◆ **SOURCE DATA**
##############################

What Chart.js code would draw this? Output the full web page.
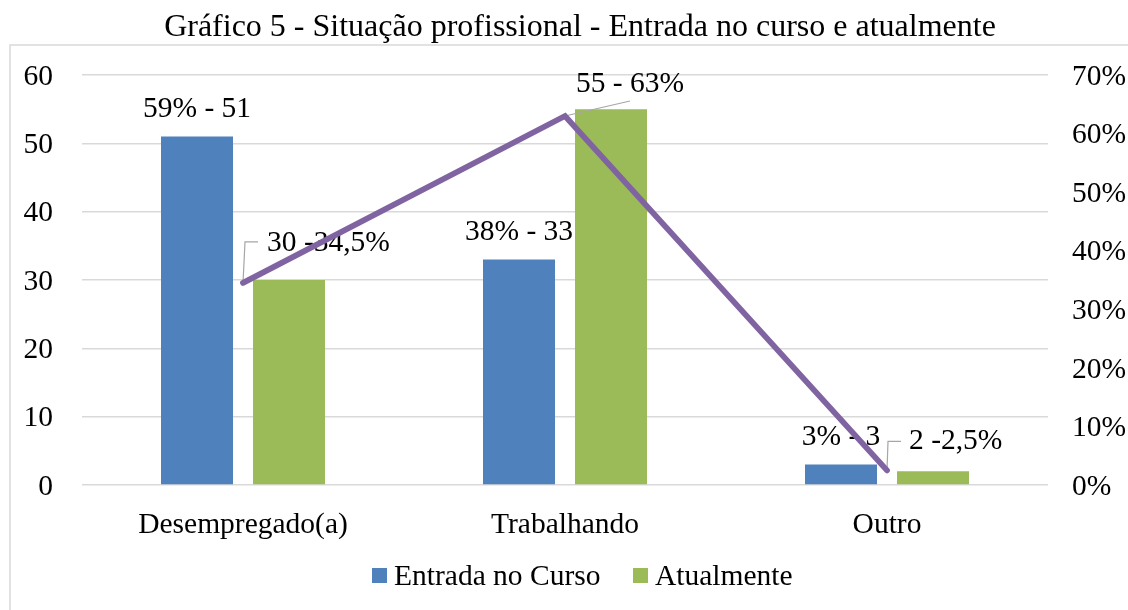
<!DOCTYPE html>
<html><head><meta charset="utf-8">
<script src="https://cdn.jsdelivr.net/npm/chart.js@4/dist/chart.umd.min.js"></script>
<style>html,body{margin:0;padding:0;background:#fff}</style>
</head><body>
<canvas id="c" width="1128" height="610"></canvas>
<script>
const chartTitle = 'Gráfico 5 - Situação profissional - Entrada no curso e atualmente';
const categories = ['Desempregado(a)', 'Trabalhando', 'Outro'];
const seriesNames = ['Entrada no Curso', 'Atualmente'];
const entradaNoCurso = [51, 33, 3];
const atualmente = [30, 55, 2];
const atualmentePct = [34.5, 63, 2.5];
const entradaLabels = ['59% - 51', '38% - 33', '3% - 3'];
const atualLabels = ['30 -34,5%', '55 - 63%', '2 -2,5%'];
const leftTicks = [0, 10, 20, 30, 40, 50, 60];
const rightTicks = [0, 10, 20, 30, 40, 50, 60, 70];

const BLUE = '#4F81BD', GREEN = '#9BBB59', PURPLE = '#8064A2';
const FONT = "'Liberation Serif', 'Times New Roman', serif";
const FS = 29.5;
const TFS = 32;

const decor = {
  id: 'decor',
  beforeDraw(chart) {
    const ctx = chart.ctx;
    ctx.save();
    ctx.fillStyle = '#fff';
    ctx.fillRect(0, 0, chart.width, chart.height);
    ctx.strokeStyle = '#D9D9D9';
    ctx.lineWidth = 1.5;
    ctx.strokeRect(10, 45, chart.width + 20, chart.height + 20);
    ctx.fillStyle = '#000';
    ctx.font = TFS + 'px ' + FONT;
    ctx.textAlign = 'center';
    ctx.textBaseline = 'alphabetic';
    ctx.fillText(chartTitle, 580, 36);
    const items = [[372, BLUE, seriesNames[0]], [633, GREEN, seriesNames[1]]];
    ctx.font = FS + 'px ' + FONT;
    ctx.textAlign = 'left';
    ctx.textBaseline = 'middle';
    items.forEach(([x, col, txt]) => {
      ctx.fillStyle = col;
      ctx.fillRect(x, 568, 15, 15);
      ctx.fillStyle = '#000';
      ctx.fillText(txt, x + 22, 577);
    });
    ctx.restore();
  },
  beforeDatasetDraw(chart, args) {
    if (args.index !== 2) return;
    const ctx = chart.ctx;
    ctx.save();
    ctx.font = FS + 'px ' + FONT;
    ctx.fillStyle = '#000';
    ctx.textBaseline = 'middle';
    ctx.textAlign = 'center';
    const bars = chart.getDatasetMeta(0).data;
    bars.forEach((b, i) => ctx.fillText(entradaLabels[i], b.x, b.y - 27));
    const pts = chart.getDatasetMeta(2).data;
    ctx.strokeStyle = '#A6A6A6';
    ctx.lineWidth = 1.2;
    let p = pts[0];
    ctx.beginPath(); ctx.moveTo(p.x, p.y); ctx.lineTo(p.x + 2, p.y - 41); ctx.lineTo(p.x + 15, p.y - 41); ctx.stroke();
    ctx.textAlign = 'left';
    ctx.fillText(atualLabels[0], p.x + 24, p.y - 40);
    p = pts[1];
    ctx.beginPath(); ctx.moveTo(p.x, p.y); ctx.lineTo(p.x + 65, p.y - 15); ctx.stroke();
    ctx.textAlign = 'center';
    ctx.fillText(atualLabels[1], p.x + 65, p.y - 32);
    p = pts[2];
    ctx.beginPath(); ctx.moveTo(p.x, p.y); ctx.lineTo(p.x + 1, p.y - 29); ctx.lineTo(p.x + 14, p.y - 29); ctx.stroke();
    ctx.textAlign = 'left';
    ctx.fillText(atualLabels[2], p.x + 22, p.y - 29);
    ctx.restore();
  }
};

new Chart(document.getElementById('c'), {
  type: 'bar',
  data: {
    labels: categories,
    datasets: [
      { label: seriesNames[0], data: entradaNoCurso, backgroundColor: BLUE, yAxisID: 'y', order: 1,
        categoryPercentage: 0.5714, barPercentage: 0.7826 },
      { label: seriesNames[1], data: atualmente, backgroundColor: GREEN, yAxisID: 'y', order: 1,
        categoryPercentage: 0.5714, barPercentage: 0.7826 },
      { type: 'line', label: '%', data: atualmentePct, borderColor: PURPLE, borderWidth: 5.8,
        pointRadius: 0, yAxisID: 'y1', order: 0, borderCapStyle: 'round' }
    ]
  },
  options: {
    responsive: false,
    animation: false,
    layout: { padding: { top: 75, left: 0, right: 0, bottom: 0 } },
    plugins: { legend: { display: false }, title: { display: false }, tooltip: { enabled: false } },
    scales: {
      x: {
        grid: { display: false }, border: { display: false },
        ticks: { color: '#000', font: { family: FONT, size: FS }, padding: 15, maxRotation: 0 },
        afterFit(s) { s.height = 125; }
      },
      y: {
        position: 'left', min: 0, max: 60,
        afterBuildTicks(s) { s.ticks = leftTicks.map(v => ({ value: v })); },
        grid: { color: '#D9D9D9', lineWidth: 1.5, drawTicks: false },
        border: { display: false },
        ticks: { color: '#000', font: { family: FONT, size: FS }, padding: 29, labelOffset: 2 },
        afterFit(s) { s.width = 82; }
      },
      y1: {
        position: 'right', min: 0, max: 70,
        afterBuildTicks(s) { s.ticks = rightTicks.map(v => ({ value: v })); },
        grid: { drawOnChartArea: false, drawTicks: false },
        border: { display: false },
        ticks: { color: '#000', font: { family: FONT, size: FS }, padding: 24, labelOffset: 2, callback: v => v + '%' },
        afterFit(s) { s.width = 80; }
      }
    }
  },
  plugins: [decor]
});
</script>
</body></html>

##############################

◆ **WORK TO DO**
Please restate the material above line by line, exactly, beginning at its first line and ending with the line that contains "const TFS = 32;", without any pictures.

◆ **REPLY**
What Chart.js code would draw this? Output the full web page.
<!DOCTYPE html>
<html><head><meta charset="utf-8">
<script src="https://cdn.jsdelivr.net/npm/chart.js@4/dist/chart.umd.min.js"></script>
<style>html,body{margin:0;padding:0;background:#fff}</style>
</head><body>
<canvas id="c" width="1128" height="610"></canvas>
<script>
const chartTitle = 'Gráfico 5 - Situação profissional - Entrada no curso e atualmente';
const categories = ['Desempregado(a)', 'Trabalhando', 'Outro'];
const seriesNames = ['Entrada no Curso', 'Atualmente'];
const entradaNoCurso = [51, 33, 3];
const atualmente = [30, 55, 2];
const atualmentePct = [34.5, 63, 2.5];
const entradaLabels = ['59% - 51', '38% - 33', '3% - 3'];
const atualLabels = ['30 -34,5%', '55 - 63%', '2 -2,5%'];
const leftTicks = [0, 10, 20, 30, 40, 50, 60];
const rightTicks = [0, 10, 20, 30, 40, 50, 60, 70];

const BLUE = '#4F81BD', GREEN = '#9BBB59', PURPLE = '#8064A2';
const FONT = "'Liberation Serif', 'Times New Roman', serif";
const FS = 29.5;
const TFS = 32;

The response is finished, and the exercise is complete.